Works by Kreps, Titus to be on display during March at Alliance Art Gallery


Patricia Kreps describes herself as a "representational painter” describing the effect a landscape has on her and how she paints to draw that quality out, working in oil. | Photo courtesy of The Alliance Art Gallery

HANNIBAL, Mo. — The Alliance Art Gallery is featuring the work of guest artist Patricia Kreps and member artist Ann Miller Titus during March as the Alliance Art Gallery’s Second Saturday continues at 121 N. Main on March 11.

An opening reception will be from 4-7 p.m. with artist-provided refreshments. Receive a ticket to win a piece of art any time during the day. Brief talks by Kreps and Titus will begin at 6 p.m. followed by the drawing at 6:30. The winner, if not present, is notified. This event is free and open to the public.

Kreps says the desire to create art tugged at her throughout her life. She remembers the teachers who encouraged, the mother who bought her art supplies and her choice to be an art major in college.

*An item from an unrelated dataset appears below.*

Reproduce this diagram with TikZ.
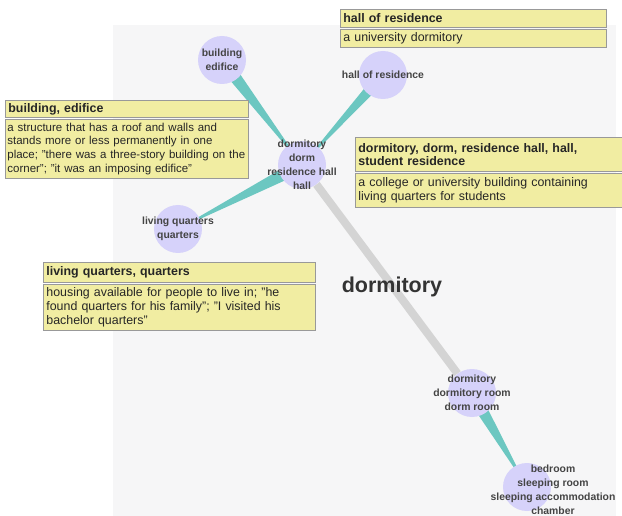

The driving force behind her art happened in Europe. Spending her junior college year in Strasburg, France, she immersed herself in French culture, art and history. A spring trip to the visually intoxicating tulip fields of Holland catapulted her into an epiphany.

In a press release, Kreps said, “I had an aesthetic experience. The spirituality of that landscape sealed that for me. I wanted to record the feeling of that landscape.” Later, traveling to Greece for a year with her husband, she experienced the sacredness of sanctuaries, antiquities and the land itself.

Kreps earned her bachelor’s degree in fine arts from the University of Texas, followed by a master’s degree in art history. She moved with her husband to Missouri, where she has resided for the past 30 years and taught at Truman State University, Mizzou and Stephens College. Kreps got her master’s degree in fine arts at Mizzou.

Why is art important? That is the question Titus grappled with, along with other board and staff members of the Quincy Art Center. Gradually one answer kept popping up. Connection.

In a press release, Titus explains, “That got me thinking about doing a new series. There is the beauty, the wonder that comes out of connection. Even in situations of unresolve … there is a connection. Connections are hard, but that is where we unfold. That is what we are supposed to do. I don’t think we are made to be disconnected.

“I had some work previously where I used a motif I really enjoyed—circles, orbs, donut shapes. I’m exploring how these shapes can represent people. They can interact, touch, connect.”

She began to create. “Cautiously Contiguous,” which recently won Best-of-Show at the Quincy Art Center, embodies the connection where we may sit close to one another but not really be transformed in any way … like strangers on a subway.

“A Favorable Exchange,” in Ann’s words, “features two orbs at the top, not touching, but there are visual elements that connect the two like exchanging information or ideas. A lot of energy.” One senses an outpouring of creative ideas, shared enthusiasms, pure joy almost leaping out of the fibers.

“How Can We Be Together” is the first piece created by Kreps, who wonders, “How do we exist when different? How can we be authentic and still be together?”